WHAT THE EXERCISE ASKS
Copy out all the entries exactly.
----
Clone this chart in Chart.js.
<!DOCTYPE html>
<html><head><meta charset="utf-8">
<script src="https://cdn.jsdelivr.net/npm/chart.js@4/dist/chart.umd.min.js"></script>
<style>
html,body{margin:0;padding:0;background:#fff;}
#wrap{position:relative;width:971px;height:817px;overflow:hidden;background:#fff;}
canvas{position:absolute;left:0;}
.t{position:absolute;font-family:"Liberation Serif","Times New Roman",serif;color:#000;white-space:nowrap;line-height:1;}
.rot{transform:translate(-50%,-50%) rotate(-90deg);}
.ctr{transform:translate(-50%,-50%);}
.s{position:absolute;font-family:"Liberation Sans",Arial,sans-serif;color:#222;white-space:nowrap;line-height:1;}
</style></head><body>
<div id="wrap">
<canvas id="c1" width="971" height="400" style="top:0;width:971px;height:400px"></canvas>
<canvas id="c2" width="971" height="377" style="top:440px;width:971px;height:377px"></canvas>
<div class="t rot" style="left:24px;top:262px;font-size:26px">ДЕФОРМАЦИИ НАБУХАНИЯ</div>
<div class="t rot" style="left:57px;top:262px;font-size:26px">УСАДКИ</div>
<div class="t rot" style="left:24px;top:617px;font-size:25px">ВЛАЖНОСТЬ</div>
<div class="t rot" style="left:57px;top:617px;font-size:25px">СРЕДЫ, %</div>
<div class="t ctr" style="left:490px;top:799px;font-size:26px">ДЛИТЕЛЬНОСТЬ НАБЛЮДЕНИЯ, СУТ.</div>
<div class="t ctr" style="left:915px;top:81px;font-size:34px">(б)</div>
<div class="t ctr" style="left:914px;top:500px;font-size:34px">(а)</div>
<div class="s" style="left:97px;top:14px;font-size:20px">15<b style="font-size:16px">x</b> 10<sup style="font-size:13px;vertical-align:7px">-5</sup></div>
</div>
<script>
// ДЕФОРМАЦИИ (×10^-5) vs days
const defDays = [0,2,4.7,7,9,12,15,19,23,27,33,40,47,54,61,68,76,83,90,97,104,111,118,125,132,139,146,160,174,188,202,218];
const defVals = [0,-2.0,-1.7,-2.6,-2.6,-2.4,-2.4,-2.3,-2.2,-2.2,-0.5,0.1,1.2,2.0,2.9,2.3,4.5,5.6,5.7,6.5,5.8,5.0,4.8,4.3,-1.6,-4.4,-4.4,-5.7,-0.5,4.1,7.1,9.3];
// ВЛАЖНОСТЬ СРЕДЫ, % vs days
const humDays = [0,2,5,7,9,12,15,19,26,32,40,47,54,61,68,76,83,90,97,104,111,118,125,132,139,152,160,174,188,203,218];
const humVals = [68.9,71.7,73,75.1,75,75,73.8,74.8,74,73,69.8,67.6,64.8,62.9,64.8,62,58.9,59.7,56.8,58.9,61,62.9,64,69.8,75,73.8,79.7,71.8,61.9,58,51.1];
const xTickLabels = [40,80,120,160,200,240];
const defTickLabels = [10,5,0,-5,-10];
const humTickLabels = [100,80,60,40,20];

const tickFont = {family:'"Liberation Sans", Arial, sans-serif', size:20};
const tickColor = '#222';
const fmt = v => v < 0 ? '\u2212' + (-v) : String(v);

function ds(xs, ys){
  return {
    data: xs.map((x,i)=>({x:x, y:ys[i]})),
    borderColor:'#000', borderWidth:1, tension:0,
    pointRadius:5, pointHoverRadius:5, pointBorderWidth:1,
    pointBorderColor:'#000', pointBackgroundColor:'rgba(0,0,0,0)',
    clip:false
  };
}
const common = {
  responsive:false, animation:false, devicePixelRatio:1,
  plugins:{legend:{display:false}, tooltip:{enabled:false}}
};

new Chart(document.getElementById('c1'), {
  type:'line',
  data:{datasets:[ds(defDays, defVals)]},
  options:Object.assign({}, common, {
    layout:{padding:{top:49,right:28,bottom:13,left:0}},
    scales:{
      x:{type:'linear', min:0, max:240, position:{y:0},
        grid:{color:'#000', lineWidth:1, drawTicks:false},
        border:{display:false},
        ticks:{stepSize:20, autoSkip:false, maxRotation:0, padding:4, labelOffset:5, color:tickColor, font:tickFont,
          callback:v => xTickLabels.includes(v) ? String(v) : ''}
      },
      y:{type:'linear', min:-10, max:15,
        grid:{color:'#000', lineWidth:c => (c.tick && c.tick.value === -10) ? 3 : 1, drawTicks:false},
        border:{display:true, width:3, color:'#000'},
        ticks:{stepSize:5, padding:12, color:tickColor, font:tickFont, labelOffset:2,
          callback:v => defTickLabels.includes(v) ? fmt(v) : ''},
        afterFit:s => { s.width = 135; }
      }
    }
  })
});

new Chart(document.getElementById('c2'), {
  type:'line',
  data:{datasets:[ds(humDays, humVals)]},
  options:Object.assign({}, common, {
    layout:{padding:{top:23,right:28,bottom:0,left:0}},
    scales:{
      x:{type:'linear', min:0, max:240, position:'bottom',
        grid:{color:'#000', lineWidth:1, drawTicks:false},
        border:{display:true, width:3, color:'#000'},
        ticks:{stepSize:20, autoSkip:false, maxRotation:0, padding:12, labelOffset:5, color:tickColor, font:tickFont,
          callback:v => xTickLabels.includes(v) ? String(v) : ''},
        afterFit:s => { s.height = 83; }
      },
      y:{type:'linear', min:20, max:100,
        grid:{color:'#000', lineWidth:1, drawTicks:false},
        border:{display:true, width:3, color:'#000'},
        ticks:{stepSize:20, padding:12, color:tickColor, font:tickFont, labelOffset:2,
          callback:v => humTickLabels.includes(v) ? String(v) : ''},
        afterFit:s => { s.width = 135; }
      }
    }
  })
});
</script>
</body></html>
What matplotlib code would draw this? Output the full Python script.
----
SOLVED PROBLEM
Clone this chart in Chart.js.
<!DOCTYPE html>
<html><head><meta charset="utf-8">
<script src="https://cdn.jsdelivr.net/npm/chart.js@4/dist/chart.umd.min.js"></script>
<style>
html,body{margin:0;padding:0;background:#fff;}
#wrap{position:relative;width:971px;height:817px;overflow:hidden;background:#fff;}
canvas{position:absolute;left:0;}
.t{position:absolute;font-family:"Liberation Serif","Times New Roman",serif;color:#000;white-space:nowrap;line-height:1;}
.rot{transform:translate(-50%,-50%) rotate(-90deg);}
.ctr{transform:translate(-50%,-50%);}
.s{position:absolute;font-family:"Liberation Sans",Arial,sans-serif;color:#222;white-space:nowrap;line-height:1;}
</style></head><body>
<div id="wrap">
<canvas id="c1" width="971" height="400" style="top:0;width:971px;height:400px"></canvas>
<canvas id="c2" width="971" height="377" style="top:440px;width:971px;height:377px"></canvas>
<div class="t rot" style="left:24px;top:262px;font-size:26px">ДЕФОРМАЦИИ НАБУХАНИЯ</div>
<div class="t rot" style="left:57px;top:262px;font-size:26px">УСАДКИ</div>
<div class="t rot" style="left:24px;top:617px;font-size:25px">ВЛАЖНОСТЬ</div>
<div class="t rot" style="left:57px;top:617px;font-size:25px">СРЕДЫ, %</div>
<div class="t ctr" style="left:490px;top:799px;font-size:26px">ДЛИТЕЛЬНОСТЬ НАБЛЮДЕНИЯ, СУТ.</div>
<div class="t ctr" style="left:915px;top:81px;font-size:34px">(б)</div>
<div class="t ctr" style="left:914px;top:500px;font-size:34px">(а)</div>
<div class="s" style="left:97px;top:14px;font-size:20px">15<b style="font-size:16px">x</b> 10<sup style="font-size:13px;vertical-align:7px">-5</sup></div>
</div>
<script>
// ДЕФОРМАЦИИ (×10^-5) vs days
const defDays = [0,2,4.7,7,9,12,15,19,23,27,33,40,47,54,61,68,76,83,90,97,104,111,118,125,132,139,146,160,174,188,202,218];
const defVals = [0,-2.0,-1.7,-2.6,-2.6,-2.4,-2.4,-2.3,-2.2,-2.2,-0.5,0.1,1.2,2.0,2.9,2.3,4.5,5.6,5.7,6.5,5.8,5.0,4.8,4.3,-1.6,-4.4,-4.4,-5.7,-0.5,4.1,7.1,9.3];
// ВЛАЖНОСТЬ СРЕДЫ, % vs days
const humDays = [0,2,5,7,9,12,15,19,26,32,40,47,54,61,68,76,83,90,97,104,111,118,125,132,139,152,160,174,188,203,218];
const humVals = [68.9,71.7,73,75.1,75,75,73.8,74.8,74,73,69.8,67.6,64.8,62.9,64.8,62,58.9,59.7,56.8,58.9,61,62.9,64,69.8,75,73.8,79.7,71.8,61.9,58,51.1];
const xTickLabels = [40,80,120,160,200,240];
const defTickLabels = [10,5,0,-5,-10];
const humTickLabels = [100,80,60,40,20];

const tickFont = {family:'"Liberation Sans", Arial, sans-serif', size:20};
const tickColor = '#222';
const fmt = v => v < 0 ? '\u2212' + (-v) : String(v);

function ds(xs, ys){
  return {
    data: xs.map((x,i)=>({x:x, y:ys[i]})),
    borderColor:'#000', borderWidth:1, tension:0,
    pointRadius:5, pointHoverRadius:5, pointBorderWidth:1,
    pointBorderColor:'#000', pointBackgroundColor:'rgba(0,0,0,0)',
    clip:false
  };
}
const common = {
  responsive:false, animation:false, devicePixelRatio:1,
  plugins:{legend:{display:false}, tooltip:{enabled:false}}
};

new Chart(document.getElementById('c1'), {
  type:'line',
  data:{datasets:[ds(defDays, defVals)]},
  options:Object.assign({}, common, {
    layout:{padding:{top:49,right:28,bottom:13,left:0}},
    scales:{
      x:{type:'linear', min:0, max:240, position:{y:0},
        grid:{color:'#000', lineWidth:1, drawTicks:false},
        border:{display:false},
        ticks:{stepSize:20, autoSkip:false, maxRotation:0, padding:4, labelOffset:5, color:tickColor, font:tickFont,
          callback:v => xTickLabels.includes(v) ? String(v) : ''}
      },
      y:{type:'linear', min:-10, max:15,
        grid:{color:'#000', lineWidth:c => (c.tick && c.tick.value === -10) ? 3 : 1, drawTicks:false},
        border:{display:true, width:3, color:'#000'},
        ticks:{stepSize:5, padding:12, color:tickColor, font:tickFont, labelOffset:2,
          callback:v => defTickLabels.includes(v) ? fmt(v) : ''},
        afterFit:s => { s.width = 135; }
      }
    }
  })
});

new Chart(document.getElementById('c2'), {
  type:'line',
  data:{datasets:[ds(humDays, humVals)]},
  options:Object.assign({}, common, {
    layout:{padding:{top:23,right:28,bottom:0,left:0}},
    scales:{
      x:{type:'linear', min:0, max:240, position:'bottom',
        grid:{color:'#000', lineWidth:1, drawTicks:false},
        border:{display:true, width:3, color:'#000'},
        ticks:{stepSize:20, autoSkip:false, maxRotation:0, padding:12, labelOffset:5, color:tickColor, font:tickFont,
          callback:v => xTickLabels.includes(v) ? String(v) : ''},
        afterFit:s => { s.height = 83; }
      },
      y:{type:'linear', min:20, max:100,
        grid:{color:'#000', lineWidth:1, drawTicks:false},
        border:{display:true, width:3, color:'#000'},
        ticks:{stepSize:20, padding:12, color:tickColor, font:tickFont, labelOffset:2,
          callback:v => humTickLabels.includes(v) ? String(v) : ''},
        afterFit:s => { s.width = 135; }
      }
    }
  })
});
</script>
</body></html>
What matplotlib code would draw this? Output the full Python script.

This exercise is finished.